Editorial: Allow cellphones on flights, but don’t allow calls
Published 9:56 am Friday, December 13, 2013
Allow airline passengers to use cellphones on flights. Just don’t allow them to make voice calls.
Text, email, surf the Internet, play video games, personal message. All these options make sense.
The Federal Communications Commission has begun a months-long process to review whether to allow cellphone calls during flights.
The rule was in place because of concerns over wireless bandwidth, not passenger inconvenience. Modern technology has changed, and it indeed is a rule worth reviewing. After all, cellphone calls are allowed during flights in several countries.
The FCC says it’s a technology issue, nothing else, but the U.S. Department of Transportation, which oversees aviation, notes that allowing calls might not be fair to consumers.
We agree.
People pay hard-earned money to take flights aboard airplanes. They already calmly and kindly put up with security measures, bag fees, connecting flights and, at times, the strangeness of strangers. Why should they have to sit next to someone who is yapping away on a cellphone the entire flight? It seems like that would deter people from flying.
An Associated Press-GfK poll found 48 percent of Americans oppose allowing cellphones to be used for voice calls during flights.

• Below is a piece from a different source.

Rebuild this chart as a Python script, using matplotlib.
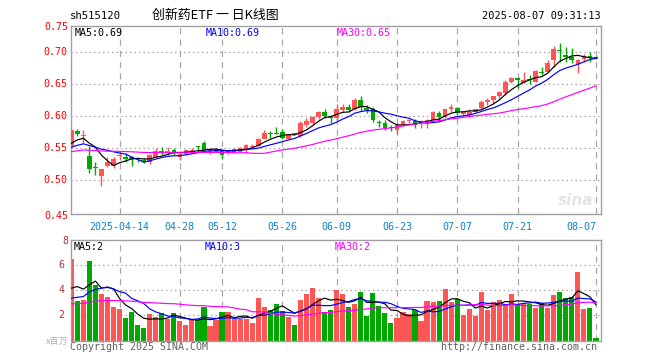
import numpy as np
import matplotlib
matplotlib.use('Agg')
import matplotlib.pyplot as plt

# ---------------- data ----------------
open_ = [0.554, 0.577, 0.569, 0.538, 0.520, 0.507, 0.522, 0.522, 0.538, 0.537,
         0.536, 0.534, 0.532, 0.529, 0.537, 0.546, 0.542, 0.548, 0.537, 0.541,
         0.543, 0.5525, 0.559, 0.544, 0.545, 0.547, 0.543, 0.543, 0.545, 0.548,
         0.552, 0.554, 0.565, 0.5725, 0.574, 0.575, 0.565, 0.5725, 0.569, 0.586,
         0.590, 0.599, 0.607, 0.599, 0.597, 0.610, 0.615, 0.611, 0.626, 0.613,
         0.611, 0.5905, 0.590, 0.583, 0.579, 0.586, 0.5925, 0.593, 0.589, 0.592,
         0.594, 0.605, 0.599, 0.611, 0.613, 0.603, 0.602, 0.607, 0.613, 0.623,
         0.6255, 0.632, 0.637, 0.654, 0.660, 0.6525, 0.657, 0.654, 0.669, 0.670,
         0.688, 0.7025, 0.696, 0.693, 0.682, 0.689, 0.6935, 0.693]
high = [0.582, 0.580, 0.578, 0.553, 0.528, 0.518, 0.537, 0.536, 0.545, 0.542,
        0.538, 0.536, 0.535, 0.541, 0.550, 0.552, 0.552, 0.551, 0.542, 0.549,
        0.550, 0.554, 0.561, 0.550, 0.551, 0.548, 0.548, 0.550, 0.552, 0.556,
        0.557, 0.566, 0.579, 0.577, 0.584, 0.580, 0.573, 0.574, 0.592, 0.597,
        0.601, 0.608, 0.611, 0.602, 0.619, 0.619, 0.619, 0.628, 0.631, 0.618,
        0.615, 0.595, 0.595, 0.586, 0.589, 0.595, 0.596, 0.596, 0.594, 0.596,
        0.608, 0.608, 0.612, 0.619, 0.615, 0.608, 0.612, 0.612, 0.626, 0.628,
        0.632, 0.640, 0.656, 0.662, 0.661, 0.670, 0.665, 0.672, 0.6775, 0.6875,
        0.710, 0.714, 0.709, 0.706, 0.6895, 0.697, 0.701, 0.695]
low = [0.551, 0.570, 0.558, 0.512, 0.508, 0.491, 0.521, 0.520, 0.531, 0.529,
       0.522, 0.528, 0.527, 0.525, 0.536, 0.540, 0.539, 0.539, 0.531, 0.539,
       0.542, 0.545, 0.547, 0.541, 0.544, 0.533, 0.541, 0.542, 0.544, 0.542,
       0.550, 0.553, 0.565, 0.566, 0.572, 0.565, 0.564, 0.5705, 0.568, 0.584,
       0.588, 0.596, 0.597, 0.590, 0.595, 0.607, 0.606, 0.610, 0.609, 0.605,
       0.591, 0.584, 0.578, 0.577, 0.573, 0.585, 0.590, 0.581, 0.582, 0.581,
       0.593, 0.595, 0.598, 0.606, 0.602, 0.600, 0.600, 0.606, 0.612, 0.618,
       0.620, 0.629, 0.634, 0.652, 0.645, 0.652, 0.650, 0.653, 0.6645, 0.669,
       0.6775, 0.685, 0.685, 0.683, 0.667, 0.6855, 0.685, 0.689]
close = [0.579, 0.573, 0.570, 0.518, 0.519, 0.517, 0.529, 0.533, 0.539, 0.533,
         0.533, 0.533, 0.529, 0.539, 0.546, 0.542, 0.546, 0.543, 0.541, 0.547,
         0.548, 0.552, 0.548, 0.547, 0.549, 0.540, 0.546, 0.549, 0.550, 0.555,
         0.554, 0.565, 0.574, 0.572, 0.573, 0.566, 0.572, 0.572, 0.590, 0.593,
         0.599, 0.607, 0.601, 0.597, 0.611, 0.615, 0.610, 0.626, 0.614, 0.610,
         0.595, 0.5895, 0.581, 0.582, 0.586, 0.593, 0.5932, 0.586, 0.593, 0.594,
         0.606, 0.599, 0.611, 0.614, 0.605, 0.606, 0.606, 0.611, 0.623, 0.6255,
         0.631, 0.638, 0.654, 0.660, 0.657, 0.657, 0.6565, 0.671, 0.668, 0.684,
         0.705, 0.702, 0.693, 0.688, 0.688, 0.695, 0.693, 0.6895]
volume = [6.48, 3.15, 3.23, 6.35, 4.37, 3.71, 3.42, 2.70, 2.52, 1.75,
          2.30, 1.25, 1.03, 2.14, 1.88, 2.20, 1.72, 2.20, 1.51, 1.25,
          1.59, 1.59, 2.67, 1.17, 1.59, 2.28, 2.28, 1.72, 1.72, 1.72,
          1.40, 3.39, 2.67, 2.41, 2.91, 2.38, 1.90, 1.25, 3.23, 3.73,
          4.18, 3.39, 2.30, 2.46, 4.02, 3.71, 2.67, 2.91, 3.87, 1.96,
          3.79, 2.75, 2.20, 1.40, 1.80, 2.28, 2.12, 2.44, 1.56, 3.15,
          3.07, 3.10, 4.10, 3.07, 3.28, 2.04, 2.52, 1.98, 3.87, 2.46,
          3.07, 3.20, 2.91, 3.71, 2.86, 2.97, 2.86, 2.60, 2.97, 2.62,
          3.63, 3.87, 3.34, 3.44, 5.45, 2.52, 2.62, 0.21]
# closes / volumes of the 29 sessions before the window (warm-up for the moving averages)
prior_close = [0.530, 0.532, 0.528, 0.535, 0.538, 0.536, 0.540, 0.543, 0.541, 0.545,
               0.548, 0.546, 0.544, 0.547, 0.550, 0.545, 0.542, 0.546, 0.543, 0.545,
               0.543, 0.547, 0.544, 0.546, 0.547, 0.5468, 0.557, 0.5566, 0.550]
prior_volume = [2.5, 2.9, 2.7, 2.4, 2.8, 3.0, 2.6, 2.5, 2.7, 2.9,
                2.6, 2.8, 2.5, 2.7, 2.9, 2.6, 2.4, 2.7, 2.8, 2.7,
                2.4, 2.7, 2.5, 2.6, 2.6, 2.52, 4.26, 4.65, 2.89]
tick_idx = [8, 18, 25, 35, 44, 54, 64, 74, 87]
tick_labels = ['2025-04-14', '04-28', '05-12', '05-26', '06-09', '06-23',
               '07-07', '07-21', '08-07']
price_ticks = [0.50, 0.55, 0.60, 0.65, 0.70]
price_edge_labels = ['0.75', '0.45']
vol_ticks = [2, 4, 6]
code = 'sh515120'
title = '创新药ETF 一 日K线图'
stamp = '2025-08-07 09:31:13'

# ---------------- style ----------------
RED = '#ff5555'
GREEN = '#00a800'
GRID = '#a8a8a8'
BORDER = '#a0a0a0'
DATEC = '#0a82d2'
MONO = 'DejaVu Sans Mono'
FS = 7.2

W, H = 660, 360
fig = plt.figure(figsize=(6.6, 3.6), dpi=100)
fig.patch.set_facecolor('white')


def fx(x):
    return x / W


def fy(y):
    return 1 - y / H


L, R = 70.7, 601.0
MT, MB = 26.3, 213.5
VT, VB = 239.8, 340.5
PX = 6.03
X0 = 71.3

ax = fig.add_axes([fx(L), fy(MB), (R - L) / W, (MB - MT) / H])
axv = fig.add_axes([fx(L), fy(VB), (R - L) / W, (VB - VT) / H])

o = np.array(open_); h = np.array(high); lo = np.array(low); c = np.array(close)
v = np.array(volume)
n = len(c)
idx = np.arange(n)
up = c >= o
cols = np.where(up, RED, GREEN)


def ma(arr, k):
    return np.convolve(arr, np.ones(k) / k, mode='valid')


fc = np.concatenate([prior_close, c])
fv = np.concatenate([prior_volume, v])
ma5, ma10, ma30 = ma(fc, 5)[-n:], ma(fc, 10)[-n:], ma(fc, 30)[-n:]
vma5, vma10, vma30 = ma(fv, 5)[-n:], ma(fv, 10)[-n:], ma(fv, 30)[-n:]

xl = ((L - X0) / PX, (R - X0) / PX)
ylo = 0.50 - (213.5 - 180.3) / 640
yhi = 0.70 + (52.3 - 26.3) / 640

for a in (ax, axv):
    a.set_xlim(*xl)
    for s in a.spines.values():
        s.set_color(BORDER)
        s.set_linewidth(1.0)
    a.set_xticks([])
    a.set_yticks([])
    for t in tick_idx:
        a.axvline(t, color=GRID, lw=0.9, ls=(0, (5, 4)), zorder=0)

ax.set_ylim(ylo, yhi)
for p in price_ticks:
    ax.axhline(p, color=GRID, lw=0.9, ls=(0, (1.2, 2.4)), zorder=0)

# candles
ax.vlines(idx, lo, h, colors=cols, linewidth=1.0, zorder=2)
body_b = np.minimum(o, c)
body_h = np.maximum(np.abs(c - o), 0.0016)
ax.bar(idx, body_h, bottom=body_b, width=0.76, color=cols, linewidth=0, zorder=3)
ax.plot(idx, ma5, color='black', lw=0.85, zorder=4)
ax.plot(idx, ma10, color='#0000ff', lw=0.85, zorder=4)
ax.plot(idx, ma30, color='#ff00ff', lw=0.85, zorder=4)

# volume
axv.set_ylim(0, 8)
for vt in vol_ticks:
    axv.axhline(vt, color=GRID, lw=0.9, ls=(0, (1.2, 2.4)), zorder=0)
axv.bar(idx, v, width=0.86, color=cols, linewidth=0, zorder=2)
axv.plot(idx, vma5, color='black', lw=0.85, zorder=4)
axv.plot(idx, vma10, color='#0000ff', lw=0.85, zorder=4)
axv.plot(idx, vma30, color='#ff00ff', lw=0.85, zorder=4)

# watermark
ax.text(0.985, 0.03, 'sina', transform=ax.transAxes, ha='right', va='bottom',
        fontsize=11, fontstyle='italic', fontweight='bold', color='#e4e4e4', zorder=1)

# header
fig.text(fx(70), fy(16), code, fontsize=FS + 0.5, family=MONO, va='center', ha='left')
fig.text(fx(152), fy(15), title, fontsize=9.3,
         family=['Noto Sans CJK SC', 'DejaVu Sans'], va='center', ha='left')
fig.text(fx(601), fy(16), stamp, fontsize=FS + 0.3, family=MONO, va='center', ha='right')

# MA legends
fig.text(fx(75), fy(33), 'MA5:%.2f' % ma5[-1], fontsize=FS, family=MONO, color='black', va='center')
fig.text(fx(206), fy(33), 'MA10:%.2f' % ma10[-1], fontsize=FS, family=MONO, color='#0000ff', va='center')
fig.text(fx(337), fy(33), 'MA30:%.2f' % ma30[-1], fontsize=FS, family=MONO, color='#ff00ff', va='center')
fig.text(fx(74), fy(247), 'MA5:%d' % int(vma5[-1]), fontsize=FS, family=MONO, color='black', va='center')
fig.text(fx(205), fy(247), 'MA10:%d' % int(vma10[-1]), fontsize=FS, family=MONO, color='#0000ff', va='center')
fig.text(fx(335), fy(247), 'MA30:%d' % int(vma30[-1]), fontsize=FS, family=MONO, color='#ff00ff', va='center')

# price labels
for p in price_ticks:
    ax.text(-0.006, (p - ylo) / (yhi - ylo), '%.2f' % p, transform=ax.transAxes,
            ha='right', va='center', fontsize=FS, family=MONO, color='#ff0000')
fig.text(fx(68), fy(27.5), price_edge_labels[0], ha='right', va='center', fontsize=FS, family=MONO, color='#ff0000')
fig.text(fx(68), fy(216), price_edge_labels[1], ha='right', va='center', fontsize=FS, family=MONO, color='#ff0000')

# volume labels
for vt in vol_ticks:
    axv.text(-0.012, vt / 8, '%d' % vt, transform=axv.transAxes, ha='right', va='center',
             fontsize=FS, family=MONO, color='#b03030')
fig.text(fx(68), fy(241), '8', ha='right', va='center', fontsize=FS, family=MONO, color='#b03030')
fig.text(fx(68), fy(341), 'x百万', ha='right', va='center', fontsize=6.5,
         family=['Noto Sans CJK SC', 'DejaVu Sans'], color='#b0b0b0')

# date labels
for k, (t, lab) in enumerate(zip(tick_idx, tick_labels)):
    xp = X0 + t * PX
    ha = 'right' if k == len(tick_idx) - 1 else 'center'
    fig.text(fx(xp), fy(227.5), lab, ha=ha, va='center', fontsize=FS, family=MONO, color=DATEC)

fig.text(fx(70), fy(346.5), 'Copyright 2025 SINA.COM', ha='left', va='center', fontsize=FS, family=MONO, color='#606060')
fig.text(fx(597), fy(346.5), 'http://finance.sina.com.cn', ha='right', va='center', fontsize=FS, family=MONO, color='#606060')

fig.savefig('out.png', dpi=100, facecolor='white')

Only 19 percent favor it, and another 30 percent are neutral.
We commend Delta Airlines, which has one of its major hubs at the Minneapolis-St. Paul airport, as the only airline so far to announce it would not allow voice calls, regardless of what the federal government decides.
If anything, it’s about etiquette. With so many means to communicate with a cellphone besides talking, who needs to talk on an airplane?
Besides, if the FCC rule is repealed, we wouldn’t be surprised to see Congress pass a law banning voice calls. However, we can’t help but wonder: What would the First Amendment rulings on that law would be? Let the airlines decide instead.